[start]

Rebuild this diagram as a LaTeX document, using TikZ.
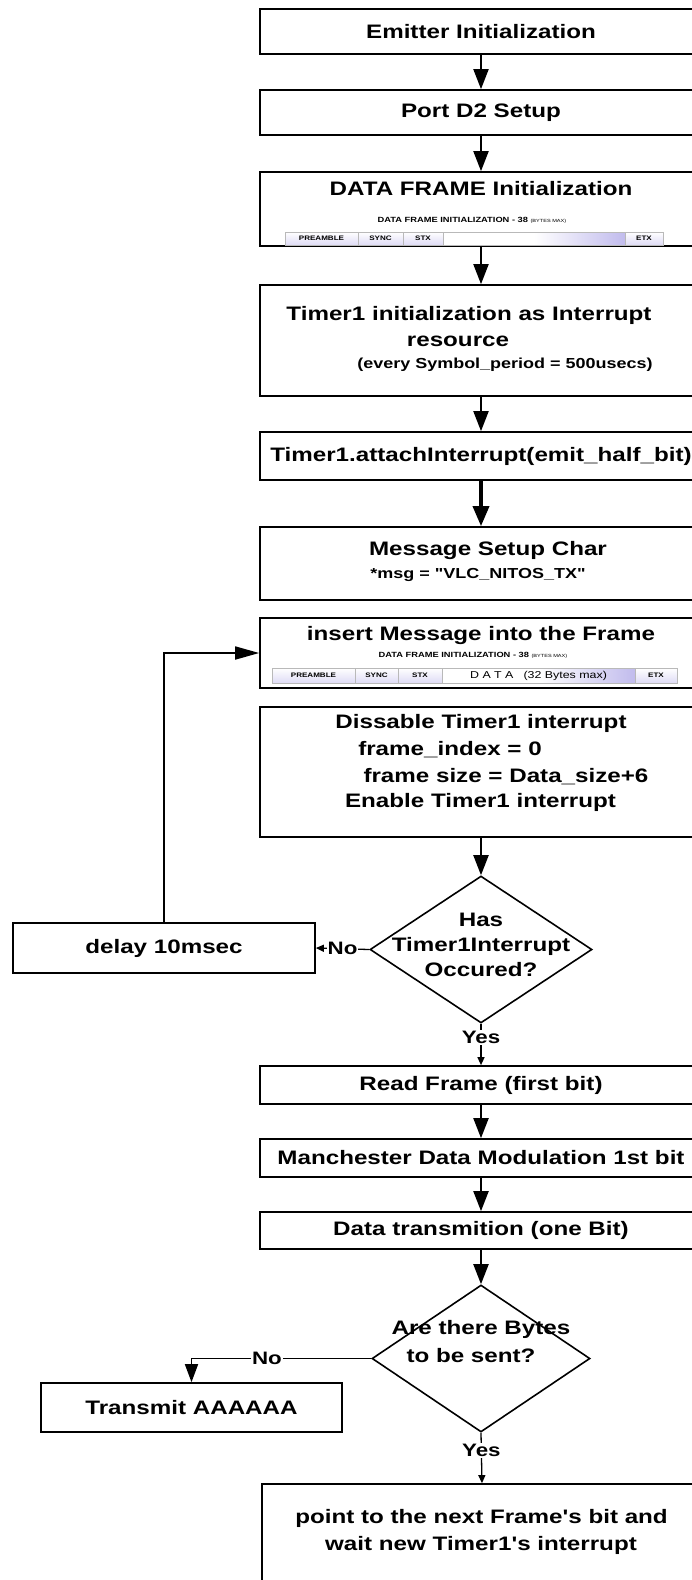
\documentclass[tikz,border=0pt]{standalone}
\usepackage{fontspec}
\setmainfont{Liberation Sans}[FakeStretch=1.24, Ligatures=TeXOff]
\usetikzlibrary{arrows.meta,shapes.geometric}
\definecolor{lav}{RGB}{190,184,236}
\definecolor{segedge}{RGB}{80,80,125}
\tikzset{
  box/.style={draw=black, line width=1.7pt, fill=white, inner sep=0pt, minimum width=442pt},
  big/.style={font=\fontsize{19.5}{27}\selectfont\bfseries},
  mid/.style={font=\fontsize{14.5}{18}\selectfont\bfseries},
  txt/.style={inner sep=0pt},
  flow/.style={line width=2pt, -{Triangle[length=20pt,width=15pt]}},
  thickflow/.style={line width=3.5pt, -{Triangle[length=20pt,width=16pt]}},
  loopflow/.style={line width=1.8pt, -{Triangle[length=24pt,width=13pt]}},
  noflow/.style={line width=1.6pt, -{Triangle[length=18pt,width=13pt]}},
  smallflow/.style={line width=1.3pt, -{Triangle[length=8pt,width=7pt]}},
  lbl/.style={fill=white, inner sep=1pt, font=\fontsize{18}{22}\selectfont\bfseries},
  dia/.style={diamond, draw=black, line width=1.6pt, fill=white, inner sep=0pt},
  seg/.style={draw=gray!55, line width=0.5pt, inner sep=0pt, top color=white, bottom color=lav!50,
    font=\fontsize{6.5}{7}\selectfont\bfseries,
    path picture={\draw[segedge, line width=1.5pt] (path picture bounding box.south west) -- (path picture bounding box.north west);}},
  dataseg/.style={seg, shading=axis, left color=white, right color=lav!95, middle color=white},
  stripcap/.style={inner sep=0pt, font=\fontsize{7.5}{8}\selectfont\bfseries},
}
\begin{document}
\begin{tikzpicture}[x=1pt,y=-1pt]
\path[use as bounding box] (0,0) rectangle (692,1580);
\clip (0,0) rectangle (692,1580);
\fill[white] (0,0) rectangle (692,1580);

% main column
\node[box, big, minimum height=45pt] (emit) at (481,31.5) {Emitter Initialization};
\node[box, big, minimum height=45pt] (port) at (481,112.5) {Port D2 Setup};

\node[box, minimum height=74pt] (dframe) at (481,209) {};
\node[txt, big] (dframet) at (481,189) {DATA FRAME Initialization};
\node[stripcap] (dframec) at (472,220) {DATA FRAME INITIALIZATION - 38 {\fontsize{4.5}{5}\selectfont\mdseries (BYTES MAX)}};
\node[seg, minimum width=73pt, minimum height=13pt] (s1a) at (321.5,238.5) {PREAMBLE};
\node[seg, minimum width=45pt, minimum height=13pt] (s1b) at (380.5,238.5) {SYNC};
\node[seg, minimum width=40pt, minimum height=13pt] (s1c) at (423,238.5) {STX};
\node[dataseg, minimum width=182pt, minimum height=13pt] (s1d) at (534,238.5) {};
\node[seg, minimum width=38pt, minimum height=13pt] (s1e) at (644,238.5) {ETX};

\node[box, minimum height=111pt] (tinit) at (481,340.5) {};
\node[txt, big] (tinit1) at (469,315) {Timer1 initialization as Interrupt};
\node[txt, big] (tinit2) at (458,341) {resource};
\node[txt, mid] (tinit3) at (505,365) {(every Symbol\_period = 500usecs)};

\node[box, big, minimum height=48pt] (attach) at (481,456) {Timer1.attachInterrupt(emit\_half\_bit)};

\node[box, minimum height=73pt] (msg) at (481,563.5) {};
\node[txt, big] (msg1) at (488,550) {Message Setup Char};
\node[txt, mid] (msg2) at (478,575) {*msg = "VLC\_NITOS\_TX"};

\node[box, minimum height=70pt] (insert) at (481,653) {};
\node[txt, big] (insertt) at (481,635) {insert Message into the Frame};
\node[stripcap] (insertc) at (473,655) {DATA FRAME INITIALIZATION - 38 {\fontsize{4.5}{5}\selectfont\mdseries (BYTES MAX)}};
\node[seg, minimum width=83pt, minimum height=15pt] (s2a) at (313.5,675.5) {PREAMBLE};
\node[seg, minimum width=43pt, minimum height=15pt] (s2b) at (376.5,675.5) {SYNC};
\node[seg, minimum width=44pt, minimum height=15pt] (s2c) at (420,675.5) {STX};
\node[dataseg, minimum width=193pt, minimum height=15pt, font=\fontsize{10}{11}\selectfont] (s2d) at (538.5,675.5) {D A T A\quad (32 Bytes max)};
\node[seg, minimum width=42pt, minimum height=15pt] (s2e) at (656,675.5) {ETX};

\node[box, minimum height=130pt] (dis) at (481,772) {};
\node[txt, big] (dis1) at (481,723) {Dissable Timer1 interrupt};
\node[txt, big] (dis2) at (450,750) {frame\_index = 0};
\node[txt, big] (dis3) at (506,777) {frame size = Data\_size+6};
\node[txt, big] (dis4) at (480.5,802) {Enable Timer1 interrupt};

\node[dia, minimum width=222pt, minimum height=147pt] (d1) at (481,949.5) {};
\node[txt, big] (d1a) at (481,920) {Has};
\node[txt, big] (d1b) at (481,946) {Timer1Interrupt};
\node[txt, big] (d1c) at (481,970) {Occured?};

\node[box, big, minimum width=302pt, minimum height=50pt] (delay) at (164,948) {delay 10msec};

\node[box, big, minimum height=38pt] (read) at (481,1085) {Read Frame (first bit)};
\node[box, big, minimum height=38pt] (manch) at (481,1158) {Manchester Data Modulation 1st bit};
\node[box, big, minimum height=37pt] (dtx) at (481,1230.5) {Data transmition (one Bit)};

\node[dia, minimum width=218pt, minimum height=147pt] (d2) at (481,1358.5) {};
\node[txt, big] (d2a) at (481,1329) {Are there Bytes};
\node[txt, big] (d2b) at (471,1356) {to be sent?};

\node[box, big, minimum width=301pt, minimum height=49pt] (tr) at (191.5,1407.5) {Transmit AAAAAA};

\node[box, minimum width=440pt, minimum height=112pt] (last) at (482,1540) {};
\node[txt, big] (last1) at (481.5,1518) {point to the next Frame's bit and};
\node[txt, big] (last2) at (481,1545) {wait new Timer1's interrupt};

% connectors
\draw[flow] (emit.south) -- (port.north);
\draw[flow] (port.south) -- (dframe.north);
\draw[flow] (dframe.south) -- (tinit.north);
\draw[flow] (tinit.south) -- (attach.north);
\draw[thickflow] (attach.south) -- (msg.north);
\draw[flow] (dis.south) -- (d1.north);
\draw[smallflow] (d1.west) -- node[lbl]{No} (delay.east);
\draw[loopflow] (delay.north) |- (insert.west);
\draw[smallflow] (d1.south) -- node[lbl, pos=0.33]{Yes} (read.north);
\draw[flow] (read.south) -- (manch.north);
\draw[flow] (manch.south) -- (dtx.north);
\draw[flow] (dtx.south) -- (d2.north);
\draw[noflow] (d2.west) -| node[lbl, pos=0.29]{No} (tr.north);
\draw[smallflow] (d2.south) -- node[lbl, pos=0.35]{Yes} (last.north);
\end{tikzpicture}
\end{document}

[end]

◆ PROBLEM REQUIREMENTS
Return each line of the data, keeping its wording exact and omitting pictures.

◆ EXERCISE RESPONSE
Rebuild this diagram as a LaTeX document, using TikZ.
\documentclass[tikz,border=0pt]{standalone}
\usepackage{fontspec}
\setmainfont{Liberation Sans}[FakeStretch=1.24, Ligatures=TeXOff]
\usetikzlibrary{arrows.meta,shapes.geometric}
\definecolor{lav}{RGB}{190,184,236}
\definecolor{segedge}{RGB}{80,80,125}
\tikzset{
  box/.style={draw=black, line width=1.7pt, fill=white, inner sep=0pt, minimum width=442pt},
  big/.style={font=\fontsize{19.5}{27}\selectfont\bfseries},
  mid/.style={font=\fontsize{14.5}{18}\selectfont\bfseries},
  txt/.style={inner sep=0pt},
  flow/.style={line width=2pt, -{Triangle[length=20pt,width=15pt]}},
  thickflow/.style={line width=3.5pt, -{Triangle[length=20pt,width=16pt]}},
  loopflow/.style={line width=1.8pt, -{Triangle[length=24pt,width=13pt]}},
  noflow/.style={line width=1.6pt, -{Triangle[length=18pt,width=13pt]}},
  smallflow/.style={line width=1.3pt, -{Triangle[length=8pt,width=7pt]}},
  lbl/.style={fill=white, inner sep=1pt, font=\fontsize{18}{22}\selectfont\bfseries},
  dia/.style={diamond, draw=black, line width=1.6pt, fill=white, inner sep=0pt},
  seg/.style={draw=gray!55, line width=0.5pt, inner sep=0pt, top color=white, bottom color=lav!50,
    font=\fontsize{6.5}{7}\selectfont\bfseries,
    path picture={\draw[segedge, line width=1.5pt] (path picture bounding box.south west) -- (path picture bounding box.north west);}},
  dataseg/.style={seg, shading=axis, left color=white, right color=lav!95, middle color=white},
  stripcap/.style={inner sep=0pt, font=\fontsize{7.5}{8}\selectfont\bfseries},
}
\begin{document}
\begin{tikzpicture}[x=1pt,y=-1pt]
\path[use as bounding box] (0,0) rectangle (692,1580);
\clip (0,0) rectangle (692,1580);
\fill[white] (0,0) rectangle (692,1580);

% main column
\node[box, big, minimum height=45pt] (emit) at (481,31.5) {Emitter Initialization};
\node[box, big, minimum height=45pt] (port) at (481,112.5) {Port D2 Setup};

\node[box, minimum height=74pt] (dframe) at (481,209) {};
\node[txt, big] (dframet) at (481,189) {DATA FRAME Initialization};
\node[stripcap] (dframec) at (472,220) {DATA FRAME INITIALIZATION - 38 {\fontsize{4.5}{5}\selectfont\mdseries (BYTES MAX)}};
\node[seg, minimum width=73pt, minimum height=13pt] (s1a) at (321.5,238.5) {PREAMBLE};
\node[seg, minimum width=45pt, minimum height=13pt] (s1b) at (380.5,238.5) {SYNC};
\node[seg, minimum width=40pt, minimum height=13pt] (s1c) at (423,238.5) {STX};
\node[dataseg, minimum width=182pt, minimum height=13pt] (s1d) at (534,238.5) {};
\node[seg, minimum width=38pt, minimum height=13pt] (s1e) at (644,238.5) {ETX};

\node[box, minimum height=111pt] (tinit) at (481,340.5) {};
\node[txt, big] (tinit1) at (469,315) {Timer1 initialization as Interrupt};
\node[txt, big] (tinit2) at (458,341) {resource};
\node[txt, mid] (tinit3) at (505,365) {(every Symbol\_period = 500usecs)};

\node[box, big, minimum height=48pt] (attach) at (481,456) {Timer1.attachInterrupt(emit\_half\_bit)};

\node[box, minimum height=73pt] (msg) at (481,563.5) {};
\node[txt, big] (msg1) at (488,550) {Message Setup Char};
\node[txt, mid] (msg2) at (478,575) {*msg = "VLC\_NITOS\_TX"};

\node[box, minimum height=70pt] (insert) at (481,653) {};
\node[txt, big] (insertt) at (481,635) {insert Message into the Frame};
\node[stripcap] (insertc) at (473,655) {DATA FRAME INITIALIZATION - 38 {\fontsize{4.5}{5}\selectfont\mdseries (BYTES MAX)}};
\node[seg, minimum width=83pt, minimum height=15pt] (s2a) at (313.5,675.5) {PREAMBLE};
\node[seg, minimum width=43pt, minimum height=15pt] (s2b) at (376.5,675.5) {SYNC};
\node[seg, minimum width=44pt, minimum height=15pt] (s2c) at (420,675.5) {STX};
\node[dataseg, minimum width=193pt, minimum height=15pt, font=\fontsize{10}{11}\selectfont] (s2d) at (538.5,675.5) {D A T A\quad (32 Bytes max)};
\node[seg, minimum width=42pt, minimum height=15pt] (s2e) at (656,675.5) {ETX};

\node[box, minimum height=130pt] (dis) at (481,772) {};
\node[txt, big] (dis1) at (481,723) {Dissable Timer1 interrupt};
\node[txt, big] (dis2) at (450,750) {frame\_index = 0};
\node[txt, big] (dis3) at (506,777) {frame size = Data\_size+6};
\node[txt, big] (dis4) at (480.5,802) {Enable Timer1 interrupt};

\node[dia, minimum width=222pt, minimum height=147pt] (d1) at (481,949.5) {};
\node[txt, big] (d1a) at (481,920) {Has};
\node[txt, big] (d1b) at (481,946) {Timer1Interrupt};
\node[txt, big] (d1c) at (481,970) {Occured?};

\node[box, big, minimum width=302pt, minimum height=50pt] (delay) at (164,948) {delay 10msec};

\node[box, big, minimum height=38pt] (read) at (481,1085) {Read Frame (first bit)};
\node[box, big, minimum height=38pt] (manch) at (481,1158) {Manchester Data Modulation 1st bit};
\node[box, big, minimum height=37pt] (dtx) at (481,1230.5) {Data transmition (one Bit)};

\node[dia, minimum width=218pt, minimum height=147pt] (d2) at (481,1358.5) {};
\node[txt, big] (d2a) at (481,1329) {Are there Bytes};
\node[txt, big] (d2b) at (471,1356) {to be sent?};

\node[box, big, minimum width=301pt, minimum height=49pt] (tr) at (191.5,1407.5) {Transmit AAAAAA};

\node[box, minimum width=440pt, minimum height=112pt] (last) at (482,1540) {};
\node[txt, big] (last1) at (481.5,1518) {point to the next Frame's bit and};
\node[txt, big] (last2) at (481,1545) {wait new Timer1's interrupt};

% connectors
\draw[flow] (emit.south) -- (port.north);
\draw[flow] (port.south) -- (dframe.north);
\draw[flow] (dframe.south) -- (tinit.north);
\draw[flow] (tinit.south) -- (attach.north);
\draw[thickflow] (attach.south) -- (msg.north);
\draw[flow] (dis.south) -- (d1.north);
\draw[smallflow] (d1.west) -- node[lbl]{No} (delay.east);
\draw[loopflow] (delay.north) |- (insert.west);
\draw[smallflow] (d1.south) -- node[lbl, pos=0.33]{Yes} (read.north);
\draw[flow] (read.south) -- (manch.north);
\draw[flow] (manch.south) -- (dtx.north);
\draw[flow] (dtx.south) -- (d2.north);
\draw[noflow] (d2.west) -| node[lbl, pos=0.29]{No} (tr.north);
\draw[smallflow] (d2.south) -- node[lbl, pos=0.35]{Yes} (last.north);
\end{tikzpicture}
\end{document}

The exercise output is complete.